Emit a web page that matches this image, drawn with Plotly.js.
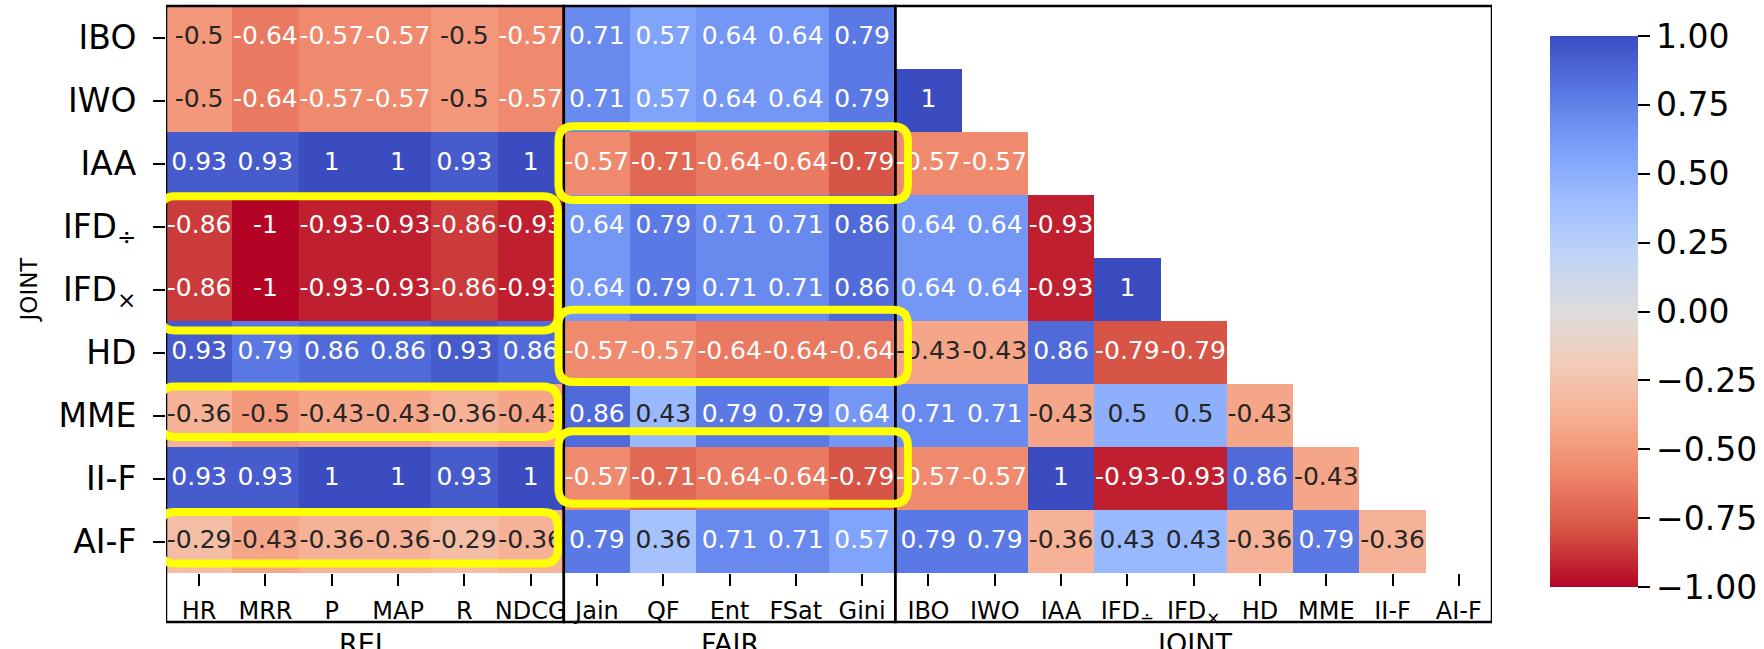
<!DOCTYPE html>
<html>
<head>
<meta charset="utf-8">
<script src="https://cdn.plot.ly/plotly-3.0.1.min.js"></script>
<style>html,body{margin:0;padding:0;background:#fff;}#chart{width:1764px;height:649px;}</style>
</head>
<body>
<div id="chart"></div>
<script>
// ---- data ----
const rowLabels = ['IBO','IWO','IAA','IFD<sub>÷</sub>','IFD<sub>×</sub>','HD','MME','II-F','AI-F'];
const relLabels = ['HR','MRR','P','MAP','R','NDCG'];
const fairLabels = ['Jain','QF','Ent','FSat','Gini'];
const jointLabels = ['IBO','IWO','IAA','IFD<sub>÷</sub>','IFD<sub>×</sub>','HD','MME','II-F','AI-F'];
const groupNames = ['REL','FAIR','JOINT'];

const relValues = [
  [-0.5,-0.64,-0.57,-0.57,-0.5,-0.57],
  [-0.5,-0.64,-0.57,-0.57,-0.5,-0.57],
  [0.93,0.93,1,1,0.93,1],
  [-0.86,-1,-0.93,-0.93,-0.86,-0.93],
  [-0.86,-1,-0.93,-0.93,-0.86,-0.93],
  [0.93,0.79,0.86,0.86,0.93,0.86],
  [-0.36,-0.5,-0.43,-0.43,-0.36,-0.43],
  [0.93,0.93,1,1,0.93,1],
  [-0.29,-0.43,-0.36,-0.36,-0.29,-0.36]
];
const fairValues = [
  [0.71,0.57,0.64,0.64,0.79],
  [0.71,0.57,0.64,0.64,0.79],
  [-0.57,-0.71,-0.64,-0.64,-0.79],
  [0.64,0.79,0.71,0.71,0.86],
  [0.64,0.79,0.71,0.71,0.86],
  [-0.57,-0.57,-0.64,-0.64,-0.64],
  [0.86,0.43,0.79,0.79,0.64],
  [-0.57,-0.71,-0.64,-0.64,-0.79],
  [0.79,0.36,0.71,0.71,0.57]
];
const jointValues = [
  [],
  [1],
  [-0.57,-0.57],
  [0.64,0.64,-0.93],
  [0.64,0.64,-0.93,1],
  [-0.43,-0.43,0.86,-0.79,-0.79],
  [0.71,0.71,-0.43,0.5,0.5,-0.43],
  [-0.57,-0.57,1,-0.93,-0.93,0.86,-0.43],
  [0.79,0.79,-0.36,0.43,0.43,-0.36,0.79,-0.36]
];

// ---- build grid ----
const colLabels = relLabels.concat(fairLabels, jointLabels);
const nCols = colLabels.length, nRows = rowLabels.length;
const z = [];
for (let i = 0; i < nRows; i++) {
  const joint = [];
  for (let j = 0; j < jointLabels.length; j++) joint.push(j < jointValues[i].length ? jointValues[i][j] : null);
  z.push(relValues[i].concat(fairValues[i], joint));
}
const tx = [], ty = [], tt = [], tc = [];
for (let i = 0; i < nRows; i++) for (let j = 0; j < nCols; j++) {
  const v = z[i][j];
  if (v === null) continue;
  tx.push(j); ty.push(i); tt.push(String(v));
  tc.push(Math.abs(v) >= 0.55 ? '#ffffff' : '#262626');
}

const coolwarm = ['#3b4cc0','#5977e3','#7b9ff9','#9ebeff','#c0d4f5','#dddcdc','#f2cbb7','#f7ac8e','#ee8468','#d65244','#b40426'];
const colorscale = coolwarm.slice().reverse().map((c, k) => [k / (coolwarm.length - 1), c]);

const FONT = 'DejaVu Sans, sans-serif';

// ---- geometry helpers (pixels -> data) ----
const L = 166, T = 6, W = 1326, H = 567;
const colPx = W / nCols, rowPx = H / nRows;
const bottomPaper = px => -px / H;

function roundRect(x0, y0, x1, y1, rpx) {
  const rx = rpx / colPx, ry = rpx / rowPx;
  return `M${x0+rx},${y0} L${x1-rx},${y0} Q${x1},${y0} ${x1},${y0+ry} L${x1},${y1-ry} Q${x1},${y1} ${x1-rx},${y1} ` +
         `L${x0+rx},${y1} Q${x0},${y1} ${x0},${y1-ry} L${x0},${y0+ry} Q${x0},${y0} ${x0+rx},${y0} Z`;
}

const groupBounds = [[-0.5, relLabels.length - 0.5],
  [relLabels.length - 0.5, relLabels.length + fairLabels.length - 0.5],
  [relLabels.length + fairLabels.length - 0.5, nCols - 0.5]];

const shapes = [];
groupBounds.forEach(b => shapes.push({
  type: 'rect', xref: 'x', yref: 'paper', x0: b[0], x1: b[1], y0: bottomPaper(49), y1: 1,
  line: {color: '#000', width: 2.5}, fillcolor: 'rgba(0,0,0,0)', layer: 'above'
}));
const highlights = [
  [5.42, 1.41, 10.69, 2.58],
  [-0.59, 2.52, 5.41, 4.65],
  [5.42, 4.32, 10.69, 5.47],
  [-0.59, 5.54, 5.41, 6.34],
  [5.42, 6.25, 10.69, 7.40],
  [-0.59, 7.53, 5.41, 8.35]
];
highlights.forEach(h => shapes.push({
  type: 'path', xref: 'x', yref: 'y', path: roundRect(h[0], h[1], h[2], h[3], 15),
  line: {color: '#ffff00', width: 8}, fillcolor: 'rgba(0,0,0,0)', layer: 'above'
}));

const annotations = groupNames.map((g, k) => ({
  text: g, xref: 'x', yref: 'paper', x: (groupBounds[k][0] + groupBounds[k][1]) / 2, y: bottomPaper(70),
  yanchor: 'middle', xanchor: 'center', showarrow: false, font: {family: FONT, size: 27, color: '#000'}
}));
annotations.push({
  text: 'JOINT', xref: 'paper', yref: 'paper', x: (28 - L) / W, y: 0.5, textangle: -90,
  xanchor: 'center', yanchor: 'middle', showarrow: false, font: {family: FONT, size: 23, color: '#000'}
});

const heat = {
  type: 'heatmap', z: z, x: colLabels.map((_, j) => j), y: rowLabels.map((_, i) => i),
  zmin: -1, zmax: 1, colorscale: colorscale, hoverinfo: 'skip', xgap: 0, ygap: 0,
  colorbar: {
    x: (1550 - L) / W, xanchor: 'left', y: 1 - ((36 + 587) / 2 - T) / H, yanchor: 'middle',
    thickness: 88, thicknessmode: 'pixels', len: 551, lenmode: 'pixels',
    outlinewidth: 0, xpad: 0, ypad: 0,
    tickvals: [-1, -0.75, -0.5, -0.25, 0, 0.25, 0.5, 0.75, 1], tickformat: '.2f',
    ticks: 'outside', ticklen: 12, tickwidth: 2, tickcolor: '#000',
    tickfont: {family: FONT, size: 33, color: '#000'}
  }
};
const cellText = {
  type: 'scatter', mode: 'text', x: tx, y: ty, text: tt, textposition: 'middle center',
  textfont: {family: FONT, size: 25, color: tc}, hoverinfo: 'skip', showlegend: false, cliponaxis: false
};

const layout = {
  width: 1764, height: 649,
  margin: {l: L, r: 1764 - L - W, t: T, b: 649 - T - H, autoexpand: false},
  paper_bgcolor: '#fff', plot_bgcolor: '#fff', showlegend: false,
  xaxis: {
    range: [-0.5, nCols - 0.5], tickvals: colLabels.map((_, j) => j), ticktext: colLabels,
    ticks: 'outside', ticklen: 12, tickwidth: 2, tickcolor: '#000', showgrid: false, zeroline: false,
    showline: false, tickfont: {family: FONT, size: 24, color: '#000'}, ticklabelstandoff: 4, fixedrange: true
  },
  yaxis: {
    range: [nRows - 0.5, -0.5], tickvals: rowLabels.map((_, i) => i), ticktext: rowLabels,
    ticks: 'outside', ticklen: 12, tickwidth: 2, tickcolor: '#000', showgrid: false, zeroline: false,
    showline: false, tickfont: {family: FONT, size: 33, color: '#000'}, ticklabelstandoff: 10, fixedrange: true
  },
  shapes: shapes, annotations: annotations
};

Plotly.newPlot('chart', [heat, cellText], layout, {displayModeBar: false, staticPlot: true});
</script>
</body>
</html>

───

» **To do**
Write out exactly the lines between the start of the data and the line with "const groupNames = ['REL','FAIR','JOINT'];", including both, but none of the pictures.

» **Solution**
Emit a web page that matches this image, drawn with Plotly.js.
<!DOCTYPE html>
<html>
<head>
<meta charset="utf-8">
<script src="https://cdn.plot.ly/plotly-3.0.1.min.js"></script>
<style>html,body{margin:0;padding:0;background:#fff;}#chart{width:1764px;height:649px;}</style>
</head>
<body>
<div id="chart"></div>
<script>
// ---- data ----
const rowLabels = ['IBO','IWO','IAA','IFD<sub>÷</sub>','IFD<sub>×</sub>','HD','MME','II-F','AI-F'];
const relLabels = ['HR','MRR','P','MAP','R','NDCG'];
const fairLabels = ['Jain','QF','Ent','FSat','Gini'];
const jointLabels = ['IBO','IWO','IAA','IFD<sub>÷</sub>','IFD<sub>×</sub>','HD','MME','II-F','AI-F'];
const groupNames = ['REL','FAIR','JOINT'];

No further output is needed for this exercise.